Let's not forget though that the T-Birds penalty killers were phenomenal in this game. There were at least a dozen times over the weekend when players like Luke Lockhart, Charles Wells or Burke Gallimore went down, gave up the body and blocked a shot. I saw Travis Toomey hobble to the bench on one leg after taking one off the boot. I'm sure, come Monday, you'll be able to play connect-the-dots with the welts and bruises they've earned.

Both Seattle goals in Portland were hustle goals. Chance Lund sprinting down the wing to get to a puck in the corner and feed Gallimore for the tap in and Mitch Elliot crashing the net on the hard dump in off the stick of Colin Jacobs for the game tying goal in the second period. Early on this season Seattle is scoring a lot of goals from within 4-5 feet of the goal mouth.

Unsung hero of the weekend for me was Brenden Rouse. He won some key puck battles along the boards in the third period at the Rose Garden, took some key face offs late in that game and won them as well, and when the coaches shortened the bench in the third Seattle's 4th line center was still getting plenty of ice time. In both games this weekend Rouse got stronger as the game moved along. That says a lot for a player who, at 6'1", 183 lbs, is one of the smaller players on the roster.

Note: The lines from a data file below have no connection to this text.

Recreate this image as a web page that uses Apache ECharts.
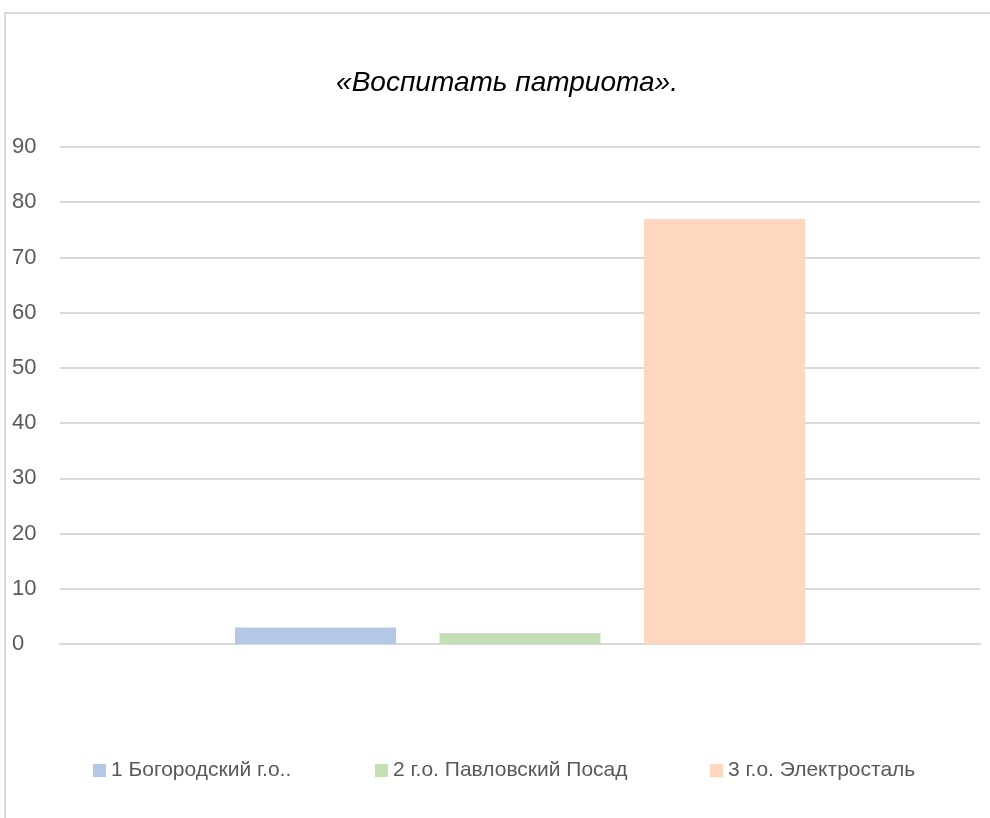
<!DOCTYPE html>
<html>
<head>
<meta charset="utf-8">
<script src="https://cdn.jsdelivr.net/npm/echarts@6/dist/echarts.min.js"></script>
<style>
  html, body { margin: 0; padding: 0; background: #fff; }
  #chart { width: 990px; height: 818px; }
</style>
</head>
<body>
<div id="chart"></div>
<script>
const titleText = '«Воспитать патриота».';
const categories = [''];
const seriesNames = ['1 Богородский г.о..', '2 г.о. Павловский Посад', '3 г.о. Электросталь'];
const seriesValues = [[3], [2], [77]];
const seriesColors = ['#b4c7e7', '#c5e0b4', '#ffd7bf'];
const yTicks = { min: 0, max: 90, interval: 10 };
const legendLefts = [88, 370, 705];

const chart = echarts.init(document.getElementById('chart'));

const series = seriesNames.map((name, i) => ({
  name: name,
  type: 'bar',
  data: seriesValues[i],
  barWidth: 161,
  barGap: '27%',
  itemStyle: { color: seriesColors[i] }
}));

// one legend per item so each sits where the original puts it
const legends = seriesNames.map((name, i) => ({
  top: 755,
  left: legendLefts[i],
  itemWidth: 13,
  itemHeight: 13,
  itemGap: 6,
  icon: 'rect',
  textStyle: { fontFamily: 'Liberation Sans', fontSize: 21, color: '#595959' },
  data: [name]
}));

chart.setOption({
  animation: false,
  graphic: [{
    type: 'rect',
    shape: { x: 5, y: 13, width: 1000, height: 820 },
    style: { fill: 'none', stroke: '#d9d9d9', lineWidth: 2 },
    silent: true
  }],
  title: {
    text: titleText,
    left: 502,
    top: 64,
    textAlign: 'center',
    textStyle: {
      fontFamily: 'Liberation Sans',
      fontStyle: 'italic',
      fontWeight: 'normal',
      fontSize: 28,
      color: '#000'
    }
  },
  legend: legends,
  grid: { left: 60, right: 10, top: 147, bottom: 174, containLabel: false },
  xAxis: {
    type: 'category',
    data: categories,
    axisLine: { lineStyle: { color: '#d9d9d9', width: 2 } },
    axisTick: { show: false },
    axisLabel: { show: false }
  },
  yAxis: {
    type: 'value',
    min: yTicks.min,
    max: yTicks.max,
    interval: yTicks.interval,
    axisLine: { show: false },
    axisTick: { show: false },
    axisLabel: {
      align: 'left',
      margin: 48,
      fontFamily: 'Liberation Sans',
      fontSize: 22,
      color: '#595959'
    },
    splitLine: { lineStyle: { color: '#d9d9d9', width: 2 } }
  },
  series: series
});
</script>
</body>
</html>
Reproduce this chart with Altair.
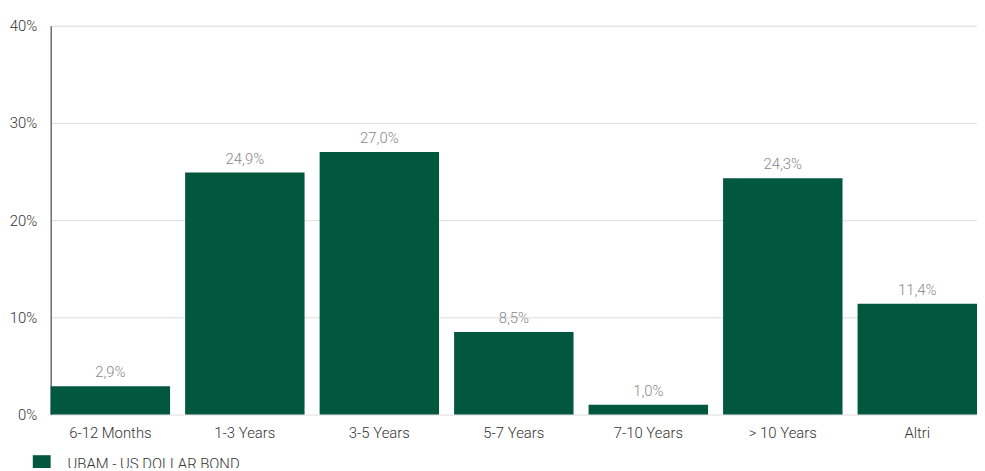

Next up for the T-Birds another road game as they travel to Chilliwack this coming Saturday to face the Bruins, a team like Portland, that send 6-7 players to NHL camps. The Bruins have some fire power in Howse, Horak and Sundher so Seattle will have to play another strong defensive game if they want to come away with their second straight road win. After starting the season with five games in nine days, this is the only action of the weekend for the T-Birds.